Em 2014, reformaram a praça Tobias Barreto; novos brinquedos, aparelhos de ginástica para a terceira idade etc. A boa notícia, no entanto, vinha acompanhada de um prognóstico pouco alentador. De acordo com as crônicas de época, os vizinhos afirmavam que as autoridades viriam para a foto da reinauguração e que, depois, a praça ficaria abandonada à mercê dos vândalos.

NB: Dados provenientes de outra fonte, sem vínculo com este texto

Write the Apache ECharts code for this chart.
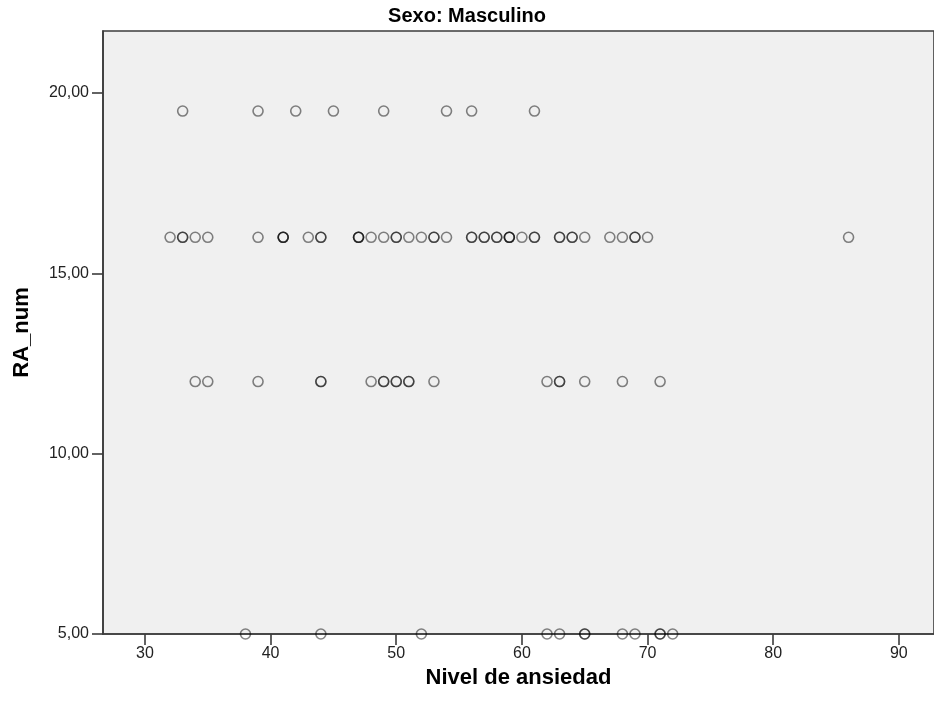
<!DOCTYPE html>
<html>
<head>
<meta charset="utf-8">
<script src="https://cdn.jsdelivr.net/npm/echarts@6/dist/echarts.min.js"></script>
<style>html,body{margin:0;padding:0;background:#fff}#c{width:934px;height:701px}</style>
</head>
<body>
<div id="c"></div>
<script>
var chartTitle = "Sexo: Masculino";
var xName = "Nivel de ansiedad";
var yName = "RA_num";
var xTicks = [30, 40, 50, 60, 70, 80, 90];
var yTicks = [5, 10, 15, 20];
// Nivel de ansiedad values for each RA_num level (repeats = overlapping points)
var raLevels = [19.5, 16, 12, 5];
var ra195 = [33, 39, 42, 45, 49, 54, 56, 61];
var ra16 = [32, 33, 33, 34, 35, 39, 41, 41, 41, 43, 44, 44, 47, 47, 47, 48, 49, 50, 50, 51, 52, 53, 53, 54, 56, 56, 57, 57, 58, 58, 59, 59, 59, 60, 61, 61, 63, 63, 64, 64, 65, 67, 68, 69, 69, 70, 86];
var ra12 = [34, 35, 39, 44, 44, 48, 49, 49, 50, 50, 51, 51, 53, 62, 63, 63, 65, 68, 71];
var ra5 = [38, 44, 52, 62, 63, 65, 65, 68, 69, 71, 71, 72];

var groups = [ra195, ra16, ra12, ra5];
var pts = [];
groups.forEach(function (g, i) { g.forEach(function (x) { pts.push([x, raLevels[i]]); }); });

var font = "'Liberation Sans', Arial, sans-serif";
var chart = echarts.init(document.getElementById('c'), null, {renderer: 'canvas'});
chart.setOption({
  animation: false,
  backgroundColor: '#ffffff',
  title: {
    text: chartTitle, left: 'center', top: 1,
    textStyle: {fontFamily: font, fontSize: 20, fontWeight: 'bold', color: '#000'}
  },
  grid: {
    left: 103, right: -4, top: 31, bottom: 67,
    show: true, backgroundColor: '#f0f0f0', borderColor: '#3c3c3c', borderWidth: 1.6
  },
  xAxis: {
    type: 'value', min: 26.66, max: 92.8,
    name: xName, nameLocation: 'middle', nameGap: 33,
    nameTextStyle: {fontFamily: font, fontSize: 22, fontWeight: 'bold', color: '#000'},
    axisLine: {show: true, lineStyle: {color: '#3c3c3c', width: 1.6}},
    axisTick: {show: true, inside: false, length: 11, customValues: xTicks, lineStyle: {color: '#3c3c3c', width: 1.6}},
    axisLabel: {customValues: xTicks, fontFamily: font, fontSize: 16, color: '#222', margin: 12},
    splitLine: {show: false}
  },
  yAxis: {
    type: 'value', min: 5, max: 21.72,
    name: yName, nameLocation: 'middle', nameGap: 70,
    nameTextStyle: {fontFamily: font, fontSize: 22, fontWeight: 'bold', color: '#000'},
    axisLine: {show: true, lineStyle: {color: '#3c3c3c', width: 1.6}},
    axisTick: {show: true, inside: false, length: 11, customValues: yTicks, lineStyle: {color: '#3c3c3c', width: 1.6}},
    axisLabel: {
      customValues: yTicks, fontFamily: font, fontSize: 16, color: '#222', margin: 14,
      formatter: function (v) { return v.toFixed(2).replace('.', ','); }
    },
    splitLine: {show: false}
  },
  series: [{
    type: 'scatter',
    data: pts,
    symbol: 'circle',
    symbolSize: 10,
    clip: true,
    itemStyle: {color: 'rgba(0,0,0,0)', borderColor: 'rgba(0,0,0,0.6)', borderWidth: 1.6}
  }]
});
</script>
</body>
</html>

Com ‘vândalos’, referiam-se aos flanelinhas barulhentos que ocupavam o flanco da rua da escola. Cidadãos que suplicavam em voz muito alta uma mixaria de tudo que um estado de bem estar democrático lhes deveria: moradia saneada, comida regular e pais com emprego digno, autoestima razoável e um tempinho para desfrutar da vida em família.

Wikimédia Commons


Tobias Barreto não teria usado o termo ‘vândalo’ para referir-se a esses rapazes. Ele costumava defender os que já estavam embaixo pelas vicissitudes da história. Usava, ao contrário, a antítese ‘mendigo ilustre’ para definir o imperador Pedro II, baseado na relação entre o que custava às arcas do Estado e o que Sua Majestade produzia.

Se pudesse quebrar a couraça de bronze e falar, diria, aos que usam hoje a palavra ‘vândalos’ para menosprezar os de baixo, que olhassem nos primeiros escalões da administração pública, para ver quantos não haveria ali produzindo bem menos do que os flanelinhas e custando cinco mil vezes mais.

Uma lei dos tempos da escravidão obrigava os proprietários a responsabilizar-se pelo sustento do escravo, uma vez esgotada sua capacidade de trabalho. Apesar disso, muitos senhores com recursos e amizades entortavam a razão e abandonavam os escravos velhos, que terminavam mendigando na rua. Nas suas colunas jornalísticas, Tobias denunciava, com sobrenome, os amos irresponsáveis e ganhava, assim, desafetos na elite escravocrata. Ainda por cima, descrevia a “conformação típica dos municípios brasileiros” como um deplorável círculo vicioso, onde os coronéis furtavam a renda pública, com juízes a seu serviço e delegados a serviço de ambos.

O que diria hoje Tobias, se pudesse quebrar a rigidez da estátua, às autoridades que inauguram a praça, tiram a foto, e vão embora, sem assumir nenhuma responsabilidade por esses cidadãos da rua da escola que, nesse momento, representarim todos os necessitados do estado? O que sentirá o 'caboclo de Sergipe', preso nesse corpo metálico, ao assistir a perpetuação de uma cena muito similar àquela que sempre repudiou?